We talked a lot tonight about the difficult relationships in our lives. The ones we haven’t chosen, but that have been chosen for us. Those are the merging stories in my life with fragmented or stalled plot lines, stagnant dialogue, characters with internal dialogue so loud it drowns out any hope of beautiful, eloquent external dialogue. They are the relationships I am least proud of, but the ones that are still teaching me the most. Too often, they are the ones so broken, we humans can’t even begin to figure out how to edit or revise them to make them once again workable.
I used to think those broken relationships in my life rendered my story broken as well. I used to think my story didn’t matter. I am learning more and more that it matters in a way I can’t even begin to comprehend. It was given to me as a gift, and the way and with whom I choose to share it, is my gift to give. It is all I have, this story. When I am gone, there will be no children or grandchildren to tell my story. It will live only in the way it mingled with and enriched someone else’s. I know, it can be hard to believe our stories matter that much.
So I shared my story tonight on our run. A short chapter really, but an important one—as they all somehow manage to be. And I learned Jodie has a similar chapter in her own story.
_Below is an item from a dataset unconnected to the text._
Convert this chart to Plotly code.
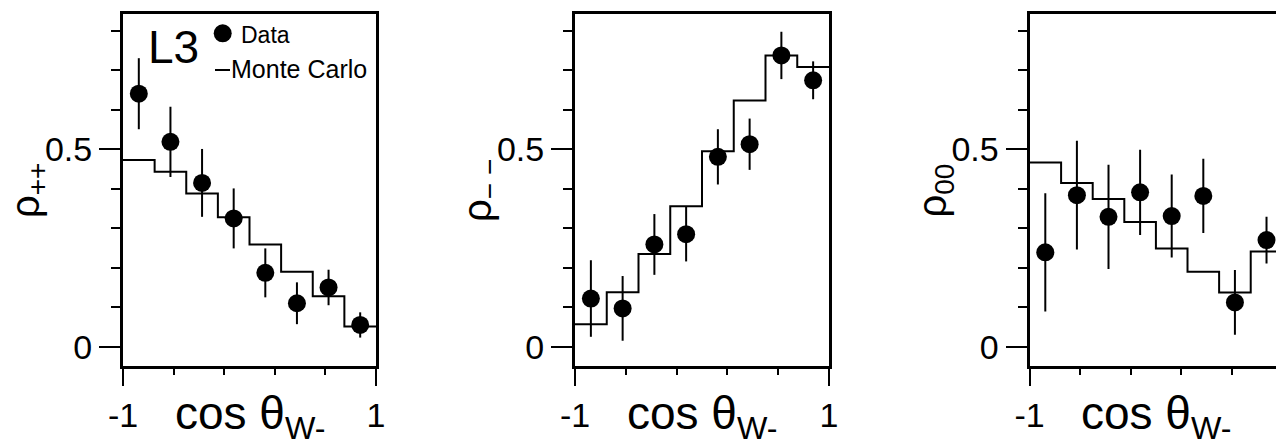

And tonight, we ran parallel to each other, two people on the same path. But our stories merged. And maybe our stories were a little easier to tell because we were running. Because running has a way of stripping away the words that matter least, letting us get to the heart of the story. And it makes me wish I could take more people running. Maybe then we could read each other’s lives the way we all wish we could share them: stripped of the junk that bows our shoulders, with deep inhalations, a generous warm up, with laughter and no shame when we struggle, and a high five at the end because we ran through the hard part together.
3 comments:
You have such a way of making things so clear. Your fantabulous :D
Oh, please. I have so little clarity it frightens me sometimes. I just try to work it all out for myself--and choose to do so in a very public forum for some reason. But, thanks.
i love you and jodie. yall are really awesome people to be around. and for the record, i will tell your story when you can no longer tell it or at least i hope i live long enough to do.